▶ **THE REQUEST**:
Starting with the first line below, extract each line through the one that contains "const height = 372;", inclusive, excluding pictures.

▶ **RECORDED DATA**:

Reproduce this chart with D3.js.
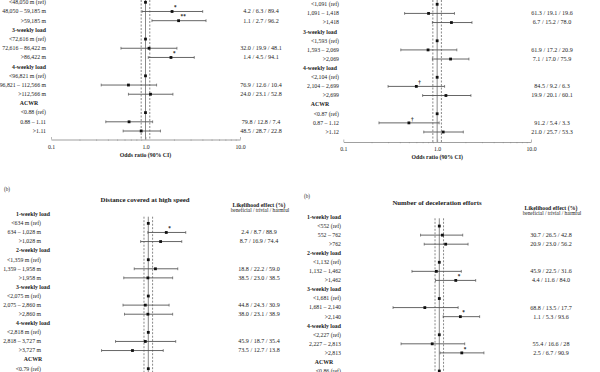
<!DOCTYPE html>
<html>
<head>
<meta charset="utf-8">
<script src="https://cdn.jsdelivr.net/npm/d3@7"></script>
<style>
  body { margin: 0; background: #fff; }
  svg { display: block; }
  text { font-family: "Liberation Serif", "DejaVu Serif", serif; fill: #222; }
</style>
</head>
<body>
<div id="root"></div>
<script>
// Size of the picture
const width = 600;
const height = 372;

// Panel (a), total distance, top left (rows above are cut off)
const distLabels = ["<48,050 m (ref)", "48,050 – 59,185 m", ">59,185 m", "3-weekly load", "<72,616 m (ref)", "72,616 – 86,422 m", ">86,422 m", "4-weekly load", "<96,821 m (ref)", "96,821 – 112,566 m", ">112,566 m", "ACWR", "<0.88 (ref)", "0.88 – 1.11", ">1.11"];
const distOR = [1, 1.91, 2.24, null, 1, 1.09, 1.86, null, 1, 0.66, 1.13, null, 1, 0.67, 0.90];
const distLow = [null, 0.92, 1.17, null, null, 0.55, 1.07, null, null, 0.34, 0.66, null, null, 0.38, 0.58];
const distHigh = [null, 4.03, 4.37, null, null, 2.15, 3.28, null, null, 1.31, 1.95, null, null, 1.19, 1.44];
const distSig = ["", "*", "**", "", "", "", "*", "", "", "", "", "", "", "", ""];
const distEffect = ["", "4.2 / 6.3 / 89.4", "1.1 / 2.7 / 96.2", "", "", "32.0 / 19.9 / 48.1", "1.4 / 4.5 / 94.1", "", "", "76.9 / 12.6 / 10.4", "24.0 / 23.1 / 52.8", "", "", "79.8 / 12.8 / 7.4", "48.5 / 28.7 / 22.8"];

// Panel (a), accelerations, top right
const accLabels = ["<1,091 (ref)", "1,091 – 1,418", ">1,418", "3-weekly load", "<1,593 (ref)", "1,593 – 2,069", ">2,069", "4-weekly load", "<2,104 (ref)", "2,104 – 2,699", ">2,699", "ACWR", "<0.87 (ref)", "0.87 – 1.12", ">1.12"];
const accOR = [1, 0.81, 1.42, null, 1, 0.80, 1.39, null, 1, 0.60, 1.24, null, 1, 0.50, 1.16];
const accLow = [null, 0.45, 0.89, null, null, 0.41, 0.89, null, null, 0.30, 0.70, null, null, 0.24, 0.72];
const accHigh = [null, 1.53, 2.35, null, null, 1.62, 2.18, null, null, 1.20, 2.29, null, null, 1.05, 1.90];
const accSig = ["", "", "", "", "", "", "", "", "", "†", "", "", "", "†", ""];
const accEffect = ["", "61.3 / 19.1 / 19.6", "6.7 / 15.2 / 78.0", "", "", "61.9 / 17.2 / 20.9", "7.1 / 17.0 / 75.9", "", "", "84.5 / 9.2 / 6.3", "19.9 / 20.1 / 60.1", "", "", "91.2 / 5.4 / 3.3", "21.0 / 25.7 / 53.3"];

// Panel (b), distance covered at high speed, bottom left
const hsLabels = ["1-weekly load", "<634 m (ref)", "634 – 1,028 m", ">1,028 m", "2-weekly load", "<1,359 m (ref)", "1,359 – 1,958 m", ">1,958 m", "3-weekly load", "<2,075 m (ref)", "2,075 – 2,860 m", ">2,860 m", "4-weekly load", "<2,818 m (ref)", "2,818 – 3,727 m", ">3,727 m", "ACWR", "<0.79 (ref)"];
const hsOR = [null, 1, 1.55, 1.35, null, 1, 1.19, 0.99, null, 1, 0.93, 0.99, null, 1, 0.93, 0.68, null, 1];
const hsLow = [null, null, 0.99, 0.83, null, null, 0.71, 0.55, null, null, 0.54, 0.56, null, null, 0.45, 0.32, null, null];
const hsHigh = [null, null, 2.49, 2.26, null, null, 2.05, 1.81, null, null, 1.66, 1.81, null, null, 1.95, 1.44, null, null];
const hsSig = ["", "", "*", "", "", "", "", "", "", "", "", "", "", "", "", "", "", ""];
const hsEffect = ["", "", "2.4 / 8.7 / 88.9", "8.7 / 16.9 / 74.4", "", "", "18.8 / 22.2 / 59.0", "38.5 / 23.0 / 38.5", "", "", "44.8 / 24.3 / 30.9", "38.0 / 23.1 / 38.9", "", "", "45.9 / 18.7 / 35.4", "73.5 / 12.7 / 13.8", "", ""];

// Panel (b), deceleration efforts, bottom right
const decLabels = ["1-weekly load", "<552 (ref)", "552 – 762", ">762", "2-weekly load", "<1,132 (ref)", "1,132 – 1,462", ">1,462", "3-weekly load", "<1,681 (ref)", "1,681 – 2,140", ">2,140", "4-weekly load", "<2,227 (ref)", "2,227 – 2,813", ">2,813", "ACWR", "<0.86 (ref)"];
const decOR = [null, 1, 1.08, 1.17, null, 1, 0.93, 1.50, null, 1, 0.70, 1.68, null, 1, 0.84, 1.74, null, 1];
const decLow = [null, null, 0.63, 0.69, null, null, 0.51, 0.91, null, null, 0.32, 1.10, null, null, 0.39, 1.02, null, null];
const decHigh = [null, null, 1.78, 2.03, null, null, 1.72, 2.45, null, null, 1.59, 2.70, null, null, 1.87, 3.00, null, null];
const decSig = ["", "", "", "", "", "", "", "*", "", "", "", "*", "", "", "", "*", "", ""];
const decEffect = ["", "", "30.7 / 26.5 / 42.8", "20.9 / 23.0 / 56.2", "", "", "45.9 / 22.5 / 31.6", "4.4 / 11.6 / 84.0", "", "", "68.8 / 13.5 / 17.7", "1.1 / 5.3 / 93.6", "", "", "55.4 / 16.6 / 28", "2.5 / 6.7 / 90.9", "", ""];

// Axis ticks and reference band
const axisTicks = [0.1, 0.2, 0.3, 0.4, 0.5, 0.6, 0.7, 0.8, 0.9, 1, 2, 3, 4, 5, 6, 7, 8, 9, 10];
const axisLabels = { 0.1: "0.1", 1: "1.0", 10: "10.0" };
const refLines = [0.9, 1, 1.11];

const labelSize = 5.8;
const effectSize = 6.1;

const svg = d3
  .select("#root")
  .append("svg")
  .attr("width", width)
  .attr("height", height);

function rowsOf(labels, or, low, high, sig, effect) {
  return labels.map((label, i) => ({
    i: i,
    label: label,
    header: or[i] === null,
    or: or[i],
    low: low[i],
    high: high[i],
    sig: sig[i],
    effect: effect[i]
  }));
}

function drawPanel(p) {
  const g = svg.append("g");
  const rows = p.rows;

  const xScale = d3.scaleLog().domain([0.1, 10]).range(p.xRange);
  const yScale = d3
    .scaleLinear()
    .domain([0, rows.length - 1])
    .range(p.yRange);

  // reference line at 1 and the trivial band
  g.selectAll(".ref")
    .data(refLines)
    .enter()
    .append("line")
    .attr("x1", d => xScale(d))
    .attr("x2", d => xScale(d))
    .attr("y1", p.lineTop)
    .attr("y2", p.lineBottom)
    .attr("stroke", "#555")
    .attr("stroke-width", 0.7)
    .attr("stroke-dasharray", d => (d === 1 ? null : "2,1.5"));

  // row labels
  g.selectAll(".label")
    .data(rows)
    .enter()
    .append("text")
    .attr("x", d => (d.header ? p.headerX : p.labelX))
    .attr("y", d => yScale(d.i))
    .attr("dy", "0.32em")
    .attr("text-anchor", d => (d.header ? "middle" : "end"))
    .attr("font-size", labelSize)
    .attr("font-weight", d => (d.header ? "bold" : "normal"))
    .text(d => d.label);

  const ci = rows.filter(d => d.low !== null);

  // confidence intervals
  g.selectAll(".ci")
    .data(ci)
    .enter()
    .append("line")
    .attr("x1", d => xScale(d.low))
    .attr("x2", d => xScale(d.high))
    .attr("y1", d => yScale(d.i))
    .attr("y2", d => yScale(d.i))
    .attr("stroke", "#555")
    .attr("stroke-width", 0.9);

  ["low", "high"].forEach(k => {
    g.selectAll(".cap-" + k)
      .data(ci)
      .enter()
      .append("line")
      .attr("x1", d => xScale(d[k]))
      .attr("x2", d => xScale(d[k]))
      .attr("y1", d => yScale(d.i) - 1.4)
      .attr("y2", d => yScale(d.i) + 1.4)
      .attr("stroke", "#555")
      .attr("stroke-width", 0.7);
  });

  // point estimates
  const pts = rows.filter(d => d.or !== null);
  g.selectAll(".pt")
    .data(pts)
    .enter()
    .append("rect")
    .attr("x", d => xScale(d.or) - 1.4)
    .attr("y", d => yScale(d.i) - 1.4)
    .attr("width", 2.8)
    .attr("height", 2.8)
    .attr("fill", "#111");

  // significance marks
  g.selectAll(".sig")
    .data(pts.filter(d => d.sig))
    .enter()
    .append("text")
    .attr("x", d => xScale(d.or) + 2)
    .attr("y", d => yScale(d.i) - 2.2)
    .attr("font-size", 5.2)
    .attr("font-weight", "bold")
    .text(d => d.sig);

  // likelihood of effect
  g.selectAll(".effect")
    .data(rows.filter(d => d.effect))
    .enter()
    .append("text")
    .attr("x", p.effectX)
    .attr("y", d => yScale(d.i))
    .attr("dy", "0.32em")
    .attr("text-anchor", "middle")
    .attr("font-size", effectSize)
    .text(d => d.effect);

  if (p.axisY) {
    const xAxis = d3
      .axisBottom(xScale)
      .tickValues(axisTicks)
      .tickSize(0)
      .tickFormat(d => axisLabels[d] || "");

    const ax = g
      .append("g")
      .attr("transform", "translate(0," + p.axisY + ")")
      .call(xAxis);
    ax.select(".domain").attr("stroke", "#777").attr("stroke-width", 0.7);
    ax.selectAll(".tick line")
      .attr("y2", d => (axisLabels[d] ? -2.5 : 1.2))
      .attr("stroke", "#888")
      .attr("stroke-width", 0.6);
    ax.selectAll(".tick text")
      .attr("y", 5)
      .attr("font-size", labelSize)
      .attr("font-family", "Liberation Serif, serif")
      .attr("fill", "#222");

    g.append("text")
      .attr("x", xScale(1))
      .attr("y", p.axisY + 17)
      .attr("text-anchor", "middle")
      .attr("font-size", labelSize)
      .attr("font-weight", "bold")
      .text("Odds ratio (90% CI)");
  }

  if (p.title) {
    g.append("text")
      .attr("x", p.tag[0])
      .attr("y", p.tag[1])
      .attr("font-size", 5.2)
      .text("(b)");
    g.append("text")
      .attr("x", p.titleX)
      .attr("y", p.titleY)
      .attr("text-anchor", "middle")
      .attr("font-size", 6.8)
      .attr("font-weight", "bold")
      .text(p.title);
    g.append("text")
      .attr("x", p.effectX)
      .attr("y", p.titleY + 5)
      .attr("text-anchor", "middle")
      .attr("font-size", 5.8)
      .attr("font-weight", "bold")
      .text("Likelihood effect (%)");
    g.append("text")
      .attr("x", p.effectX + 1)
      .attr("y", p.titleY + 9.8)
      .attr("text-anchor", "middle")
      .attr("font-size", 5.3)
      .text("beneficial  /  trivial  /  harmful");
  }
}

drawPanel({
  rows: rowsOf(distLabels, distOR, distLow, distHigh, distSig, distEffect),
  xRange: [51, 240],
  yRange: [2.3, 131],
  lineTop: 0,
  lineBottom: 139.5,
  labelX: 46,
  headerX: 29,
  effectX: 261,
  axisY: 139.5
});

drawPanel({
  rows: rowsOf(accLabels, accOR, accLow, accHigh, accSig, accEffect),
  xRange: [343.3, 531],
  yRange: [4.3, 132],
  lineTop: 0,
  lineBottom: 142,
  labelX: 339,
  headerX: 320,
  effectX: 552,
  axisY: 142
});

drawPanel({
  rows: rowsOf(hsLabels, hsOR, hsLow, hsHigh, hsSig, hsEffect),
  xRange: [53.8, 242.8],
  yRange: [214.3, 368.7],
  lineTop: 216.7,
  lineBottom: 372,
  labelX: 41,
  headerX: 33,
  effectX: 259,
  title: "Distance covered at high speed",
  titleX: 145,
  titleY: 202,
  tag: [4, 191]
});

drawPanel({
  rows: rowsOf(decLabels, decOR, decLow, decHigh, decSig, decEffect),
  xRange: [345.8, 532.8],
  yRange: [217, 371],
  lineTop: 218.3,
  lineBottom: 372,
  labelX: 341,
  headerX: 324,
  effectX: 551,
  title: "Number of deceleration efforts",
  titleX: 437,
  titleY: 205,
  tag: [304, 197.5]
});
</script>
</body>
</html>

▶ **CORRECT OUTPUT**:
Reproduce this chart with D3.js.
<!DOCTYPE html>
<html>
<head>
<meta charset="utf-8">
<script src="https://cdn.jsdelivr.net/npm/d3@7"></script>
<style>
  body { margin: 0; background: #fff; }
  svg { display: block; }
  text { font-family: "Liberation Serif", "DejaVu Serif", serif; fill: #222; }
</style>
</head>
<body>
<div id="root"></div>
<script>
// Size of the picture
const width = 600;
const height = 372;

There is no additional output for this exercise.